A few days ago, the ruling council of Victoria University decided there was a clever way to deal with a perceived “resource” shortage on campus: simply ditch 1500 students.
The 1500 were all eagerly waiting to start their degrees this year. And to rub salt into the wound, the 1500 rejects are all local kids.
In contrast, top-dollar foreign students can keep coming in whatever numbers they want. They used to call universities places of higher learning. Today, make that hire learning (foreign currencies preferred).
I’d love to know just what “resources” they were short of. But we’ll never know because the council shut the doors to the public while this extraordinary decision was being taken. And 1500 apprentice students will never know a lot of things, period.
Human beings should be viewed as precious “resources” too. Unfortunately for us, these young “resources” will now realise their potential in overseas economies.
It’s all very well the government investing $300 mil in this week’s Budget into “science”; meanwhile the lab’s on fire up at Vic.
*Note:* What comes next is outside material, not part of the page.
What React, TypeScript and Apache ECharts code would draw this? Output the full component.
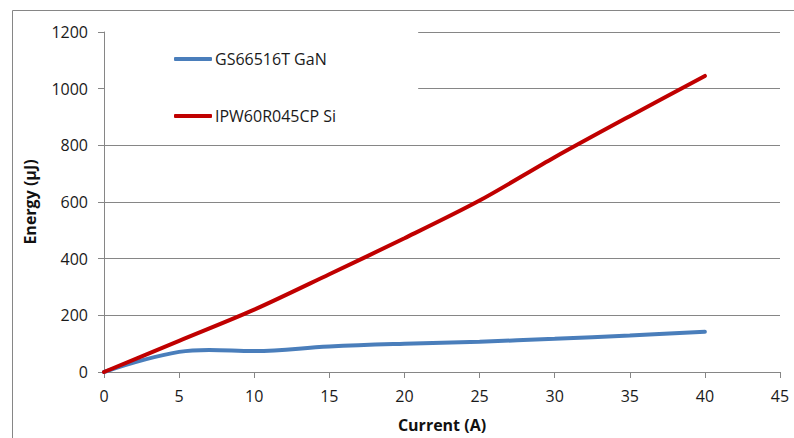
import React, { useEffect, useRef } from "react";
import * as echarts from "echarts";

const currentA: number[] = [0, 5, 7, 10, 15, 20, 25, 30, 35, 40];
const ganEnergy: number[] = [0, 71, 78, 74, 90, 100, 107, 117, 129, 142];
const siCurrent: number[] = [0, 5, 10, 15, 20, 25, 30, 35, 40];
const siEnergy: number[] = [0, 110, 220, 345, 472, 605, 758, 903, 1045];
const xTicks = { min: 0, max: 45, interval: 5 };
const yTicks = { min: 0, max: 1200, interval: 200 };
const seriesNames = ["GS66516T GaN", "IPW60R045CP Si"];

const FONT = "'Open Sans', 'Noto Sans', sans-serif";
const GRID = "#868686";

export default function App() {
  const ref = useRef<HTMLDivElement>(null);
  useEffect(() => {
    if (!ref.current) return;
    const chart = echarts.init(ref.current, null, { renderer: "svg" });
    const gan = currentA.map((x, i) => [x, ganEnergy[i]]);
    const si = siCurrent.map((x, i) => [x, siEnergy[i]]);
    chart.setOption({
      animation: false,
      backgroundColor: "#fff",
      textStyle: { fontFamily: FONT },
      grid: { left: 104, top: 32, width: 676, height: 342 },
      graphic: [
        {
          type: "rect",
          silent: true,
          shape: { x: 12.5, y: 10.5, width: 900, height: 600 },
          style: { fill: "none", stroke: GRID, lineWidth: 1 },
        },
      ],
      legend: {
        orient: "vertical",
        left: 105,
        top: 25,
        padding: [24, 82, 12, 69],
        backgroundColor: "#fff",
        itemGap: 37,
        itemWidth: 38,
        itemHeight: 4,
        icon: "roundRect",
        textStyle: { fontFamily: FONT, fontSize: 16, color: "#1a1a1a", lineHeight: 20, padding: [0, 0, 0, -2] },
        data: seriesNames,
      },
      xAxis: {
        type: "value",
        min: xTicks.min,
        max: xTicks.max,
        interval: xTicks.interval,
        name: "Current (A)",
        nameLocation: "middle",
        nameGap: 45,
        nameTextStyle: { fontFamily: FONT, fontSize: 16, fontWeight: "bold", color: "#111" },
        axisLine: { show: true, lineStyle: { color: GRID, width: 1 } },
        axisTick: { show: true, length: 6, lineStyle: { color: GRID } },
        axisLabel: { fontFamily: FONT, fontSize: 16, color: "#1a1a1a", margin: 16, formatter: (v: number) => String(v) },
        splitLine: { show: false },
      },
      yAxis: {
        type: "value",
        min: yTicks.min,
        max: yTicks.max,
        interval: yTicks.interval,
        name: "Energy (µJ)",
        nameLocation: "middle",
        nameGap: 66,
        nameTextStyle: { fontFamily: FONT, fontSize: 16, fontWeight: "bold", color: "#111" },
        axisLine: { show: true, lineStyle: { color: GRID, width: 1 } },
        axisTick: { show: true, length: 6, lineStyle: { color: GRID } },
        axisLabel: { fontFamily: FONT, fontSize: 16, color: "#1a1a1a", margin: 16, formatter: (v: number) => String(v) },
        splitLine: { show: true, lineStyle: { color: GRID, width: 1 } },
      },
      series: [
        {
          name: seriesNames[0],
          type: "line",
          data: gan,
          smooth: 0.4,
          showSymbol: false,
          symbol: "none",
          color: "#4A7EBB",
          lineStyle: { width: 4, color: "#4A7EBB", cap: "round" },
        },
        {
          name: seriesNames[1],
          type: "line",
          data: si,
          smooth: 0.3,
          showSymbol: false,
          symbol: "none",
          color: "#C00000",
          lineStyle: { width: 4, color: "#C00000", cap: "round" },
        },
      ],
    });
    return () => chart.dispose();
  }, []);
  return (
    <div
      ref={ref}
      style={{ position: "fixed", left: 0, top: 0, width: 794, height: 438 }}
    />
  );
}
Bean-counters are running amok.
There’s something very UN-scientific, clueless, untutored and unimaginative about chopping students. It is a poor advertisement for an organisation that’s supposed to advance the human intellect.
No one is saying there are no economic pressures to deal with, but the true test of our ideas, our entrepreneurial worth, is how we confront scarcity. And a big university should not be lacking in ideas.
I suspect if the Council bothered to consult its own staff (if not students) they would discover more survival strategies than they knew existed.
If they think there is a shortage of staff, lecture rooms, or books, they’re out of touch with modern life. Local students already view classes on podcasts. They have computers, no?
In the UK, for at least 40 years students in the Open University have attended lectures by watching them on TV from home. One single lecturer can inspire a million students at the same time.
Back in the day when I was a cherub-faced student with long, black curly hair (I had hair then) they used to have a big concrete rendition of Victoria University’s coat of arms inset into one of the walls.
It was shiny and friendly to look at it, I think because the grounds staff used to enjoy painting it each year with glossy pastel colours. It was the sort of thing you just had to touch as you walked by.
Even the university’s motto in Latin (this was in the days before the disease of Plain English had infected our society) could be felt with your fingertips. I don’t think they promote that motto any more. It’s probably considered quaint or even “communist” by the current junta: “Sapientia magis auro desideranda”.
Wisdom is more to be desired than gold. Those days are gone. Welcome to the Victorian Perversity of Wellington.